(GIVEN REQUEST): Pictures stay out of the copy; restate everything else in the material exactly.

(DATA PROVIDED):
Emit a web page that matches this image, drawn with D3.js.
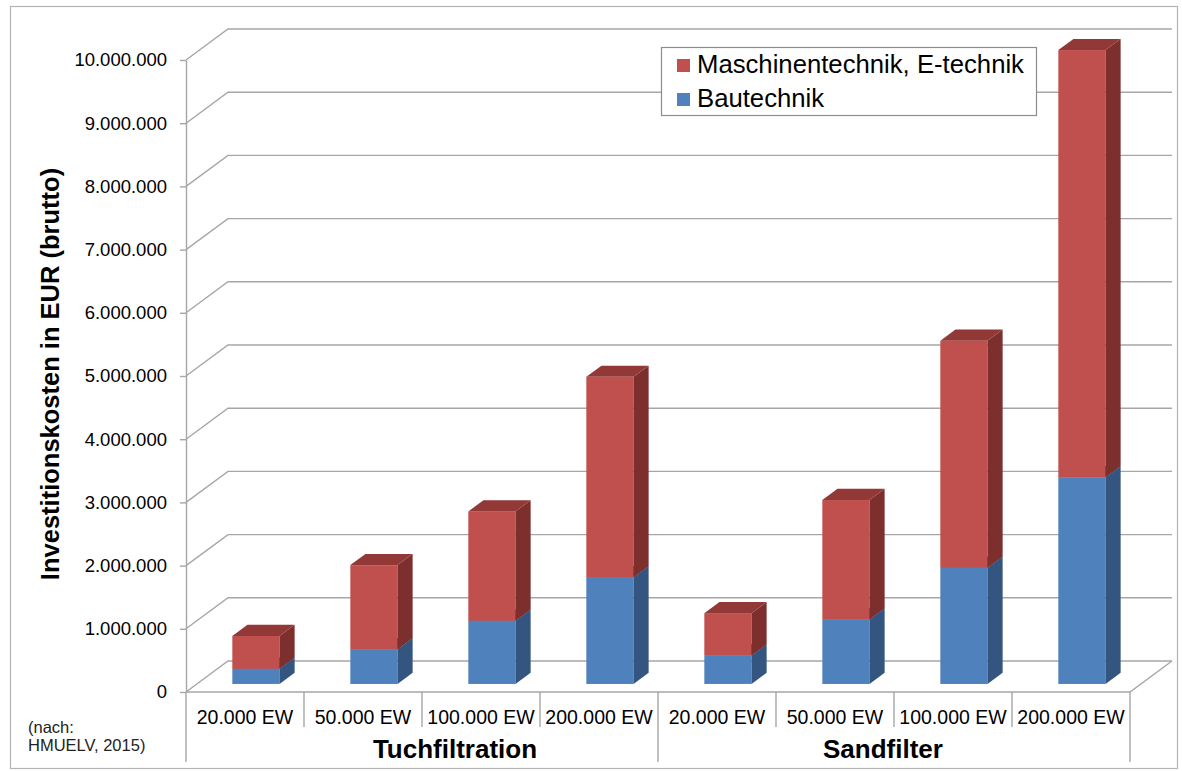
<!DOCTYPE html>
<html>
<head>
<meta charset="utf-8">
<script src="https://cdn.jsdelivr.net/npm/d3@7"></script>
<style>
  html, body { margin: 0; padding: 0; background: #fff; }
  svg { display: block; font-family: "Liberation Sans", Arial, sans-serif; }
</style>
</head>
<body>
<svg id="chart" width="1182" height="771"></svg>
<script>
// Investment costs (gross, EUR) per plant size and filter type
const categories = ["20.000 EW", "50.000 EW", "100.000 EW", "200.000 EW",
                    "20.000 EW", "50.000 EW", "100.000 EW", "200.000 EW"];
const groups = ["Tuchfiltration", "Sandfilter"];
const groupSize = 4;
const bautechnik       = [240000, 550000, 1000000, 1690000, 450000, 1020000, 1840000, 3270000];
const maschinentechnik = [520000, 1330000, 1730000, 3170000, 670000, 1890000, 3590000, 6760000];
const seriesNames = ["Maschinentechnik, E-technik", "Bautechnik"];
const yTicks = [0, 1000000, 2000000, 3000000, 4000000, 5000000, 6000000, 7000000, 8000000, 9000000, 10000000];

const svg = d3.select("#chart");

// Outer frame
svg.append("rect")
  .attr("x", 10.5).attr("y", 6.5).attr("width", 1167).attr("height", 762)
  .attr("fill", "#fff").attr("stroke", "#b4b4b4").attr("stroke-width", 1.2);

// Pseudo-3D geometry: full depth offset of the plot box
const DEPTH_X = 42, DEPTH_Y = 31;
const left = 186, right = 1130;

const x = d3.scaleBand().domain(d3.range(categories.length)).range([left, right]);
const y = d3.scaleLinear().domain([0, 10000000]).range([692, 60]);

const gridColor = "#a6a6a6";
const grid = svg.append("g").attr("fill", "none").attr("stroke", gridColor).attr("stroke-width", 1.4);

// Back wall gridlines plus diagonals on the left side wall
yTicks.forEach(v => {
  const yf = y(v), yb = y(v) - DEPTH_Y;
  grid.append("path").attr("d", `M${left},${yf}L${left + DEPTH_X},${yb}L${right + DEPTH_X},${yb}`);
});
// Floor: front edge and right diagonal
grid.append("path").attr("d", `M${left},${y(0)}L${right},${y(0)}L${right + DEPTH_X},${y(0) - DEPTH_Y}`);

// Front vertical axis with ticks
const fmt = d3.formatLocale({ decimal: ",", thousands: ".", grouping: [3], currency: ["", " €"] }).format(",d");
const yAxis = svg.append("g")
  .attr("transform", `translate(${left},0)`)
  .call(d3.axisLeft(y).tickValues(yTicks).tickFormat(fmt).tickSize(6).tickSizeOuter(0).tickPadding(13));
yAxis.select(".domain").attr("stroke", gridColor).attr("stroke-width", 1.4);
yAxis.selectAll(".tick line").attr("stroke", gridColor).attr("stroke-width", 1.4);
yAxis.selectAll(".tick text").attr("fill", "#000").style("font-size", "18.5px")
  .style("font-family", "'Liberation Sans', Arial, sans-serif");

// Category axis: separators and labels
const catAxis = svg.append("g").attr("stroke", gridColor).attr("stroke-width", 1.4);
d3.range(categories.length + 1).forEach(i => {
  const xx = i < categories.length ? x(i) : right;
  const isGroupEdge = i % groupSize === 0;
  catAxis.append("line").attr("x1", xx).attr("x2", xx)
    .attr("y1", y(0)).attr("y2", isGroupEdge ? 762 : 727);
});
svg.append("g").selectAll("text").data(categories).join("text")
  .attr("x", (d, i) => x(i) + x.bandwidth() / 2)
  .attr("y", 724)
  .attr("text-anchor", "middle")
  .style("font-size", "19.5px")
  .text(d => d);
// Group labels sit slightly off the group centre, as in the spreadsheet layout
const groupShift = [33, -11];
svg.append("g").selectAll("text").data(groups).join("text")
  .attr("x", (d, i) => {
    const a = x(i * groupSize);
    const b = i * groupSize + groupSize < categories.length ? x(i * groupSize + groupSize) : right;
    return (a + b) / 2 + groupShift[i];
  })
  .attr("y", 758)
  .attr("text-anchor", "middle")
  .style("font-size", "26px").style("font-weight", "bold")
  .text(d => d);

// Stacked 3D columns
const barW = x.bandwidth() * 0.4;
const fd = 0.26, bd = 0.62; // front / back depth of the columns
const fdx = fd * DEPTH_X, fdy = fd * DEPTH_Y;
const sdx = (bd - fd) * DEPTH_X, sdy = (bd - fd) * DEPTH_Y;
const palette = {
  bau:  { front: "#4f81bd", side: "#33557f", top: "#3d6699" },
  masch:{ front: "#c0504d", side: "#7d2f2e", top: "#923937" }
};
const bars = svg.append("g");
categories.forEach((c, i) => {
  const x0 = x(i) + (x.bandwidth() - barW) / 2 + fdx;
  const segs = [
    { lo: 0, hi: bautechnik[i], col: palette.bau },
    { lo: bautechnik[i], hi: bautechnik[i] + maschinentechnik[i], col: palette.masch }
  ];
  segs.forEach(s => {
    const yb = y(s.lo) - fdy, yt = y(s.hi) - fdy;
    const x1 = x0 + barW;
    bars.append("rect").attr("x", x0).attr("y", yt).attr("width", barW).attr("height", yb - yt)
      .attr("fill", s.col.front);
    bars.append("path")
      .attr("d", `M${x1},${yb}L${x1 + sdx},${yb - sdy}L${x1 + sdx},${yt - sdy}L${x1},${yt}Z`)
      .attr("fill", s.col.side);
    bars.append("path")
      .attr("d", `M${x0},${yt}L${x1},${yt}L${x1 + sdx},${yt - sdy}L${x0 + sdx},${yt - sdy}Z`)
      .attr("fill", s.col.top);
  });
});

// Y axis title
svg.append("text")
  .attr("transform", "translate(59,374) rotate(-90)")
  .attr("text-anchor", "middle")
  .style("font-size", "25.5px").style("font-weight", "bold")
  .text("Investitionskosten in EUR (brutto)");

// Source note
const note = svg.append("text").style("font-size", "16.5px").attr("fill", "#222");
note.append("tspan").attr("x", 28).attr("y", 733).text("(nach:");
note.append("tspan").attr("x", 28).attr("y", 751).text("HMUELV, 2015)");

// Legend
const legend = svg.append("g");
legend.append("rect").attr("x", 661.5).attr("y", 47.5).attr("width", 375).attr("height", 68)
  .attr("fill", "#fff").attr("stroke", "#8c8c8c").attr("stroke-width", 1.2);
const legendColors = [palette.masch.front, palette.bau.front];
seriesNames.forEach((name, k) => {
  const base = 73 + k * 34;
  legend.append("rect").attr("x", 677).attr("y", base - 14).attr("width", 13).attr("height", 13)
    .attr("fill", legendColors[k]);
  legend.append("text").attr("x", 697).attr("y", base)
    .style("font-size", "25.7px").text(name);
});
</script>
</body>
</html>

(TASK SOLUTION):
Emit a web page that matches this image, drawn with D3.js.
<!DOCTYPE html>
<html>
<head>
<meta charset="utf-8">
<script src="https://cdn.jsdelivr.net/npm/d3@7"></script>
<style>
  html, body { margin: 0; padding: 0; background: #fff; }
  svg { display: block; font-family: "Liberation Sans", Arial, sans-serif; }
</style>
</head>
<body>
<svg id="chart" width="1182" height="771"></svg>
<script>
// Investment costs (gross, EUR) per plant size and filter type
const categories = ["20.000 EW", "50.000 EW", "100.000 EW", "200.000 EW",
                    "20.000 EW", "50.000 EW", "100.000 EW", "200.000 EW"];
const groups = ["Tuchfiltration", "Sandfilter"];
const groupSize = 4;
const bautechnik       = [240000, 550000, 1000000, 1690000, 450000, 1020000, 1840000, 3270000];
const maschinentechnik = [520000, 1330000, 1730000, 3170000, 670000, 1890000, 3590000, 6760000];
const seriesNames = ["Maschinentechnik, E-technik", "Bautechnik"];
const yTicks = [0, 1000000, 2000000, 3000000, 4000000, 5000000, 6000000, 7000000, 8000000, 9000000, 10000000];

const svg = d3.select("#chart");

// Outer frame
svg.append("rect")
  .attr("x", 10.5).attr("y", 6.5).attr("width", 1167).attr("height", 762)
  .attr("fill", "#fff").attr("stroke", "#b4b4b4").attr("stroke-width", 1.2);

// Pseudo-3D geometry: full depth offset of the plot box
const DEPTH_X = 42, DEPTH_Y = 31;
const left = 186, right = 1130;

const x = d3.scaleBand().domain(d3.range(categories.length)).range([left, right]);
const y = d3.scaleLinear().domain([0, 10000000]).range([692, 60]);

const gridColor = "#a6a6a6";
const grid = svg.append("g").attr("fill", "none").attr("stroke", gridColor).attr("stroke-width", 1.4);

// Back wall gridlines plus diagonals on the left side wall
yTicks.forEach(v => {
  const yf = y(v), yb = y(v) - DEPTH_Y;
  grid.append("path").attr("d", `M${left},${yf}L${left + DEPTH_X},${yb}L${right + DEPTH_X},${yb}`);
});
// Floor: front edge and right diagonal
grid.append("path").attr("d", `M${left},${y(0)}L${right},${y(0)}L${right + DEPTH_X},${y(0) - DEPTH_Y}`);

// Front vertical axis with ticks
const fmt = d3.formatLocale({ decimal: ",", thousands: ".", grouping: [3], currency: ["", " €"] }).format(",d");
const yAxis = svg.append("g")
  .attr("transform", `translate(${left},0)`)
  .call(d3.axisLeft(y).tickValues(yTicks).tickFormat(fmt).tickSize(6).tickSizeOuter(0).tickPadding(13));
yAxis.select(".domain").attr("stroke", gridColor).attr("stroke-width", 1.4);
yAxis.selectAll(".tick line").attr("stroke", gridColor).attr("stroke-width", 1.4);
yAxis.selectAll(".tick text").attr("fill", "#000").style("font-size", "18.5px")
  .style("font-family", "'Liberation Sans', Arial, sans-serif");

// Category axis: separators and labels
const catAxis = svg.append("g").attr("stroke", gridColor).attr("stroke-width", 1.4);
d3.range(categories.length + 1).forEach(i => {
  const xx = i < categories.length ? x(i) : right;
  const isGroupEdge = i % groupSize === 0;
  catAxis.append("line").attr("x1", xx).attr("x2", xx)
    .attr("y1", y(0)).attr("y2", isGroupEdge ? 762 : 727);
});
svg.append("g").selectAll("text").data(categories).join("text")
  .attr("x", (d, i) => x(i) + x.bandwidth() / 2)
  .attr("y", 724)
  .attr("text-anchor", "middle")
  .style("font-size", "19.5px")
  .text(d => d);
// Group labels sit slightly off the group centre, as in the spreadsheet layout
const groupShift = [33, -11];
svg.append("g").selectAll("text").data(groups).join("text")
  .attr("x", (d, i) => {
    const a = x(i * groupSize);
    const b = i * groupSize + groupSize < categories.length ? x(i * groupSize + groupSize) : right;
    return (a + b) / 2 + groupShift[i];
  })
  .attr("y", 758)
  .attr("text-anchor", "middle")
  .style("font-size", "26px").style("font-weight", "bold")
  .text(d => d);

// Stacked 3D columns
const barW = x.bandwidth() * 0.4;
const fd = 0.26, bd = 0.62; // front / back depth of the columns
const fdx = fd * DEPTH_X, fdy = fd * DEPTH_Y;
const sdx = (bd - fd) * DEPTH_X, sdy = (bd - fd) * DEPTH_Y;
const palette = {
  bau:  { front: "#4f81bd", side: "#33557f", top: "#3d6699" },
  masch:{ front: "#c0504d", side: "#7d2f2e", top: "#923937" }
};
const bars = svg.append("g");
categories.forEach((c, i) => {
  const x0 = x(i) + (x.bandwidth() - barW) / 2 + fdx;
  const segs = [
    { lo: 0, hi: bautechnik[i], col: palette.bau },
    { lo: bautechnik[i], hi: bautechnik[i] + maschinentechnik[i], col: palette.masch }
  ];
  segs.forEach(s => {
    const yb = y(s.lo) - fdy, yt = y(s.hi) - fdy;
    const x1 = x0 + barW;
    bars.append("rect").attr("x", x0).attr("y", yt).attr("width", barW).attr("height", yb - yt)
      .attr("fill", s.col.front);
    bars.append("path")
      .attr("d", `M${x1},${yb}L${x1 + sdx},${yb - sdy}L${x1 + sdx},${yt - sdy}L${x1},${yt}Z`)
      .attr("fill", s.col.side);
    bars.append("path")
      .attr("d", `M${x0},${yt}L${x1},${yt}L${x1 + sdx},${yt - sdy}L${x0 + sdx},${yt - sdy}Z`)
      .attr("fill", s.col.top);
  });
});

// Y axis title
svg.append("text")
  .attr("transform", "translate(59,374) rotate(-90)")
  .attr("text-anchor", "middle")
  .style("font-size", "25.5px").style("font-weight", "bold")
  .text("Investitionskosten in EUR (brutto)");

// Source note
const note = svg.append("text").style("font-size", "16.5px").attr("fill", "#222");
note.append("tspan").attr("x", 28).attr("y", 733).text("(nach:");
note.append("tspan").attr("x", 28).attr("y", 751).text("HMUELV, 2015)");

// Legend
const legend = svg.append("g");
legend.append("rect").attr("x", 661.5).attr("y", 47.5).attr("width", 375).attr("height", 68)
  .attr("fill", "#fff").attr("stroke", "#8c8c8c").attr("stroke-width", 1.2);
const legendColors = [palette.masch.front, palette.bau.front];
seriesNames.forEach((name, k) => {
  const base = 73 + k * 34;
  legend.append("rect").attr("x", 677).attr("y", base - 14).attr("width", 13).attr("height", 13)
    .attr("fill", legendColors[k]);
  legend.append("text").attr("x", 697).attr("y", base)
    .style("font-size", "25.7px").text(name);
});
</script>
</body>
</html>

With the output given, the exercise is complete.